Help with this sequence problem please

[bobopedic]

lim n
n->infinity -------- = 1/2
2n+1

Using the definition of the limit of a sequence prove the above

Anyone have any idea?
Thanks in advance, guys.

 

[tkhunny]

Pick a positive number, often called \(\displaystyle \delta\).

Demonstrate that for some value of n, the quantity n/(2n+1) is closer to 1/2 than this \(\displaystyle \delta\).

Are you then done?

 

[Deleted member 4993]

lim n
n->infinity -------- = 1/2
2n+1


\(\displaystyle \lim_{n \to \infty}\frac{n}{2n+1}\)

Using the definition of the limit of a sequence prove the above

Anyone have any idea?
Thanks in advance, guys.

Try dividing the numerator and the denominator by 'n'

 

[bobopedic]

Pick a positive number, often called \(\displaystyle \delta\).

Demonstrate that for some value of n, the quantity n/(2n+1) is closer to 1/2 than this \(\displaystyle \delta\).

Are you then done?

This is what I did, I think I'm wrong, though.

Prove lim n-->infinity of n/(2n+1) =1/2

Given E>0, choose N=???

| n/(2n+1) -1/2 < E <-----> | 2n-2n-1/2(2n+1) | < E

Then 1/(4n+2) < E <-----> 4n+2 > 1/E

Then 4n < 1/E - 2 (=1-2E/E)

Then I get n > 1-2E/4E

So...given E < 0, Choose N= 1-2E/4E

Is that correct or am I way off?
And if I'm write I understand how I got there but how does this prove the sequence of the limit?

 

[bobopedic]

lim n
n->infinity -------- = 1/2
2n+1


\(\displaystyle \lim_{n \to \infty}\frac{n}{2n+1}\)

Using the definition of the limit of a sequence prove the above

Anyone have any idea?
Thanks in advance, guys.

Try dividing the numerator and the denominator by 'n'

I know that

You get 1/(2 + 1/n) and as n approaches infinity 1/n approaches 0 making it 1/2, but I think I have to use the definition of the limit.

 

[bobopedic]

Hmmm I think I might get it, I think I pick a random E that's bigger than 0, say two.
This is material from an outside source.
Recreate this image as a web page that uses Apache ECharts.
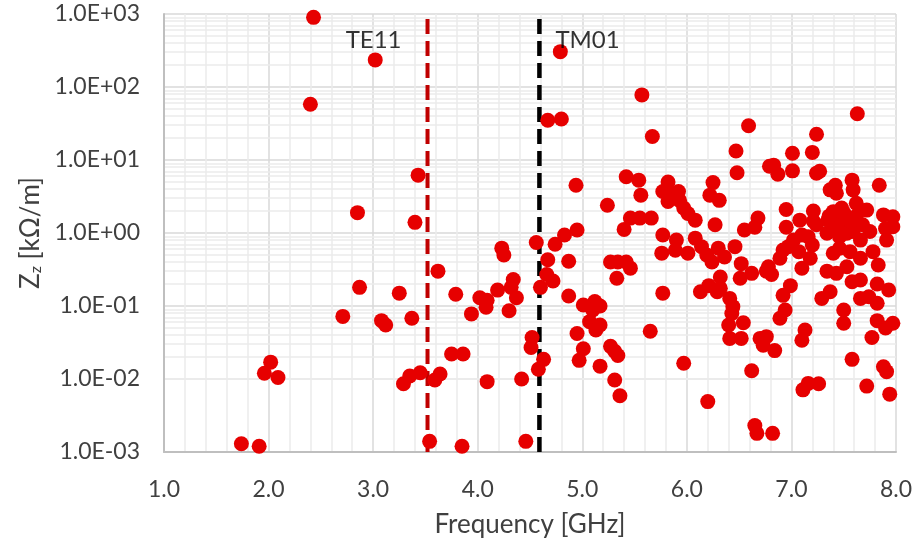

Now N=1-2E/4E which is now 1-4/8 which is 3/8. Now n > 3/8, so like 1, 2, 3. Now if I plug 1,2,3 into the original n/2n+1, I'll get 1/3, 1/5, 1/7.....so if E >0, and n>N, then the original is less than < E?

 

[bobopedic]

Anyone?

 

[tkhunny]

Hmmm I think I might get it, I think I pick a random E that's bigger than 0, say two. Now N=1-2E/4E which is now 1-4/8 which is 3/8. Now n > 3/8, so like 1, 2, 3. Now if I plug 1,2,3 into the original n/2n+1, I'll get 1/3, 1/5, 1/7.....so if E >0, and n>N, then the original is less than < E?

This is very much the idea. Good work.

Technical Point: You can't pick "random" numbers. Just make it small. The implication is that you could have picked something smaller - extending to arbitrarily small.

 

[bobopedic]

Hmmm I think I might get it, I think I pick a random E that's bigger than 0, say two. Now N=1-2E/4E which is now 1-4/8 which is 3/8. Now n > 3/8, so like 1, 2, 3. Now if I plug 1,2,3 into the original n/2n+1, I'll get 1/3, 1/5, 1/7.....so if E >0, and n>N, then the original is less than < E?
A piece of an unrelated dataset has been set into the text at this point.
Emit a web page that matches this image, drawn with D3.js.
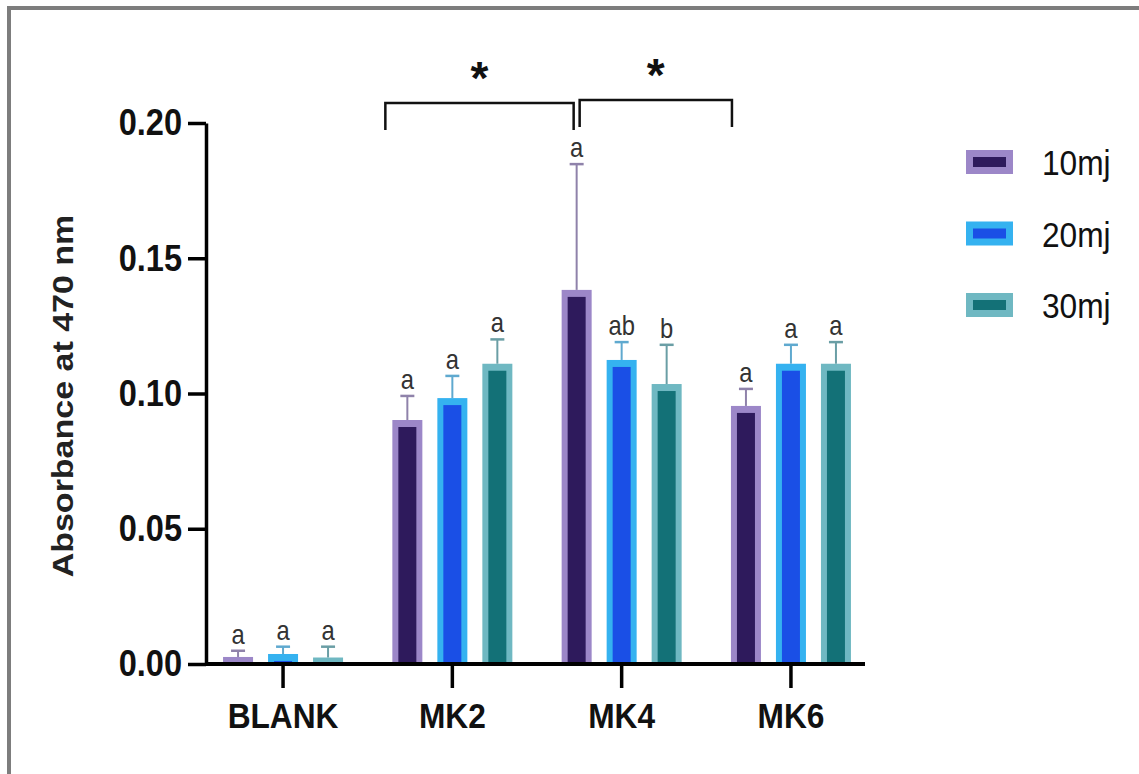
<!DOCTYPE html>
<html>
<head>
<meta charset="utf-8">
<script src="https://cdn.jsdelivr.net/npm/d3@7"></script>
<style>
  html, body { margin: 0; padding: 0; background: #fff; }
  svg { display: block; }
  text { font-family: "Liberation Sans", Arial, sans-serif; }
</style>
</head>
<body>
<svg id="chart" width="1139" height="774"></svg>
<script>
// Absorbance at 470 nm per sample and laser energy (mean + SD)
const categories = ["BLANK", "MK2", "MK4", "MK6"];
const seriesNames = ["10mj", "20mj", "30mj"];
const means10 = [0.0026, 0.0902, 0.1383, 0.0954];
const sd10    = [0.0023, 0.0089, 0.0465, 0.0063];
const means20 = [0.0037, 0.0983, 0.1124, 0.1110];
const sd20    = [0.0027, 0.0082, 0.0066, 0.0070];
const means30 = [0.0024, 0.1110, 0.1035, 0.1110];
const sd30    = [0.0040, 0.0090, 0.0145, 0.0080];
const letters10 = ["a", "a", "a", "a"];
const letters20 = ["a", "a", "ab", "a"];
const letters30 = ["a", "a", "b", "a"];
const yTicks = [0, 0.05, 0.10, 0.15, 0.20];
const comparisons = [
  { from: "MK2", to: "MK4", label: "*" },
  { from: "MK4", to: "MK6", label: "*" }
];

const series = [
  { name: seriesNames[0], means: means10, sd: sd10, letters: letters10, fill: "#2e1a5c", edge: "#9c87c8", err: "#8f82aa" },
  { name: seriesNames[1], means: means20, sd: sd20, letters: letters20, fill: "#1a4fe6", edge: "#35b2f0", err: "#5fa9cf" },
  { name: seriesNames[2], means: means30, sd: sd30, letters: letters30, fill: "#137177", edge: "#6fb8c2", err: "#6a9ea5" }
];

const SX = 0.88; // horizontal squeeze applied to the label text
const svg = d3.select("#chart");
svg.append("rect").attr("width", 1139).attr("height", 774).attr("fill", "#fff");

// outer frame (top and left edges)
svg.append("path")
  .attr("d", "M9,774 L9,8 L1139,8")
  .attr("fill", "none").attr("stroke", "#7d7d7d").attr("stroke-width", 4);

const y = d3.scaleLinear().domain([0, 0.2]).range([664, 123]);
const x = d3.scaleBand().domain(categories).range([198.4, 875.6]).paddingInner(0).paddingOuter(0);
const xs = d3.scaleBand().domain(seriesNames).range([-60, 60]).paddingInner(1 / 3).paddingOuter(0);
const axisX0 = 206;

// bars
const bars = svg.append("g");
series.forEach(s => {
  categories.forEach((c, i) => {
    const cx = x(c) + x.bandwidth() / 2;
    const left = cx + xs(s.name);
    const w = xs.bandwidth();
    const top = y(s.means[i]);
    const h = y(0) - top;
    bars.append("rect").attr("x", left).attr("y", top).attr("width", w).attr("height", h).attr("fill", s.edge);
    const insetX = 6, insetT = 7;
    if (h > insetT) {
      bars.append("rect").attr("x", left + insetX).attr("y", top + insetT)
        .attr("width", w - 2 * insetX).attr("height", h - insetT).attr("fill", s.fill);
    }
    // upward error bar
    const bx = left + w / 2;
    const capY = y(s.means[i] + s.sd[i]);
    bars.append("line").attr("x1", bx).attr("x2", bx).attr("y1", top).attr("y2", capY)
      .attr("stroke", s.err).attr("stroke-width", 2);
    bars.append("line").attr("x1", bx - 7).attr("x2", bx + 7).attr("y1", capY).attr("y2", capY)
      .attr("stroke", s.err).attr("stroke-width", 2.5);
    // group letter
    bars.append("text")
      .attr("transform", `translate(${bx},${capY - 7}) scale(${SX},1)`)
      .attr("text-anchor", "middle").attr("font-size", 27).attr("fill", "#333")
      .text(s.letters[i]);
  });
});

// y axis
const yAxis = svg.append("g").attr("transform", `translate(${axisX0},0)`)
  .call(d3.axisLeft(y).tickValues(yTicks).tickFormat(d3.format(".2f")).tickSize(18).tickSizeOuter(0).tickPadding(6));
yAxis.select(".domain").attr("stroke", "#000").attr("stroke-width", 3.5);
yAxis.selectAll(".tick line").attr("stroke", "#000").attr("stroke-width", 3.5);
yAxis.selectAll(".tick text")
  .attr("font-size", 37).attr("font-weight", "bold").attr("fill", "#111")
  .attr("font-family", "'Liberation Sans', Arial, sans-serif")
  .attr("transform", `scale(${SX},1)`)
  .attr("x", -24 / SX);

// x axis
const xAxis = svg.append("g").attr("transform", `translate(0,${y(0)})`)
  .call(d3.axisBottom(x).tickSize(24).tickSizeOuter(0).tickPadding(14));
xAxis.select(".domain").remove();
xAxis.append("line").attr("x1", axisX0).attr("x2", 865).attr("y1", 0).attr("y2", 0)
  .attr("stroke", "#000").attr("stroke-width", 4);
xAxis.selectAll(".tick line").attr("stroke", "#000").attr("stroke-width", 3.5);
xAxis.selectAll(".tick text")
  .attr("font-size", 36).attr("font-weight", "bold").attr("fill", "#111")
  .attr("font-family", "'Liberation Sans', Arial, sans-serif")
  .attr("transform", `scale(${SX},1)`)
  .attr("x", function () { return 0; });
// keep tick labels centred on their ticks after the squeeze
xAxis.selectAll(".tick").each(function () {
  d3.select(this).select("text").attr("transform", `scale(${SX},1)`);
});

// y axis title
svg.append("text")
  .attr("transform", `translate(73,396) scale(${SX},1) rotate(-90)`)
  .attr("text-anchor", "middle").attr("font-size", 34).attr("font-weight", "bold").attr("fill", "#222")
  .text("Absorbance at 470 nm");

// significance brackets
const firstBarLeft = c => x(c) + x.bandwidth() / 2 + xs(seriesNames[0]);
const firstBarMid = c => firstBarLeft(c) + xs.bandwidth() / 2;
const bracketDefs = [
  { x1: firstBarLeft(comparisons[0].from) - 7, x2: firstBarMid(comparisons[0].to) - 3, top: 103, bottom: 130, label: comparisons[0].label },
  { x1: firstBarMid(comparisons[1].from) + 3, x2: firstBarLeft(comparisons[1].to) + 1, top: 100, bottom: 127, label: comparisons[1].label }
];
bracketDefs.forEach(b => {
  svg.append("path")
    .attr("d", `M${b.x1},${b.bottom} L${b.x1},${b.top} L${b.x2},${b.top} L${b.x2},${b.bottom}`)
    .attr("fill", "none").attr("stroke", "#111").attr("stroke-width", 2.5);
  svg.append("text")
    .attr("x", (b.x1 + b.x2) / 2).attr("y", b.top - 9)
    .attr("text-anchor", "middle").attr("font-size", 46).attr("font-weight", "bold").attr("fill", "#111")
    .text(b.label);
});

// legend
const legend = svg.append("g").attr("transform", "translate(966,150)");
series.forEach((s, i) => {
  const g = legend.append("g").attr("transform", `translate(0,${i * 71.5})`);
  g.append("rect").attr("width", 47).attr("height", 24).attr("fill", s.edge);
  g.append("rect").attr("x", 7).attr("y", 7).attr("width", 33).attr("height", 10).attr("fill", s.fill);
  g.append("text")
    .attr("transform", `translate(76,25) scale(${SX},1)`)
    .attr("font-size", 36).attr("fill", "#111")
    .text(s.name);
});
</script>
</body>
</html>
This is very much the idea. Good work.

Technical Point: You can't pick "random" numbers. Just make it small. The implication is that you could have picked something smaller - extending to arbitrarily small.

Thanks. Was my answer to the question correct, though? Any mistakes?

And also in the proof is it n > N or n greater or equal to N?

 

[tkhunny]

Anyone?

Have a little patience. We are just volunteers, here. We don't pay anyone to sit and watch the board. We just wander by when we can.

 

[tkhunny]

It needs to be ALL n greater than N. Once you get closer than delta, it must STAY closer than delta.